Langkah Strategis yang Didukung DPR RI
Dalam upaya mewujudkan sistem perlindungan anak yang komprehensif, Puan menyampaikan beberapa rekomendasi konkret yang akan didorong DPR RI ke dalam legislasi dan anggaran:
- Percepatan RUU Perlindungan Anak Digital
Mengatur sistem verifikasi usia, klasifikasi konten, perlindungan data anak, dan sanksi terhadap platform. - Penguatan Pendidikan Karakter dan Anti Kekerasan di Kurikulum Sekolah
Dimulai dari tingkat PAUD hingga SMA, dengan pelatihan guru dan pendamping anak. - Ekspansi Layanan Psikologis dan Pendampingan Anak Korban Kekerasan
Diperluas ke puskesmas, sekolah, dan pusat layanan masyarakat. - Program Literasi Digital bagi Anak dan Orang Tua
Dijalankan secara massif melalui platform sekolah, komunitas, dan media sosial. - Evaluasi Anggaran Perlindungan Anak di APBN
Pastikan alokasi mencukupi dan digunakan tepat sasaran.
Penutup: Generasi Anak yang Dilindungi adalah Aset Masa Depan
Hari Anak Nasional 2025 menjadi pengingat bahwa anak-anak bukan hanya objek belas kasih, tetapi subjek hukum yang punya hak-hak mutlak untuk dihormati dan dilindungi.

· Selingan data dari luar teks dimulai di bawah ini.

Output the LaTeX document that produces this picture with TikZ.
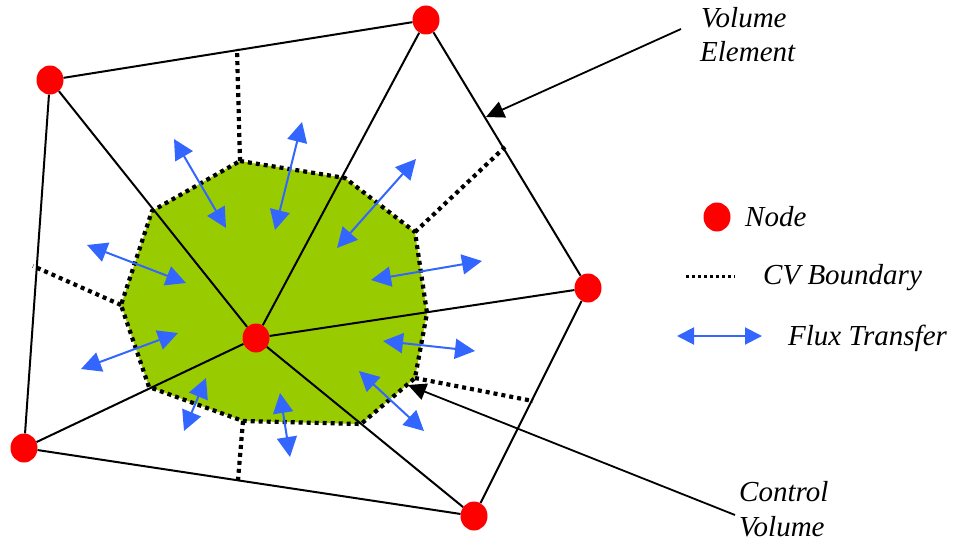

Seruan Puan Maharani mencerminkan kesadaran politik bahwa masa depan bangsa ditentukan oleh keputusan hari ini—apakah kita cukup berani melindungi mereka?
Melalui suara Ketua DPR RI, anak-anak Indonesia kembali diingatkan bahwa mereka tidak sendirian. Negara hadir, dan akan terus hadir, jika keberpihakan benar-benar diwujudkan melalui tindakan nyata.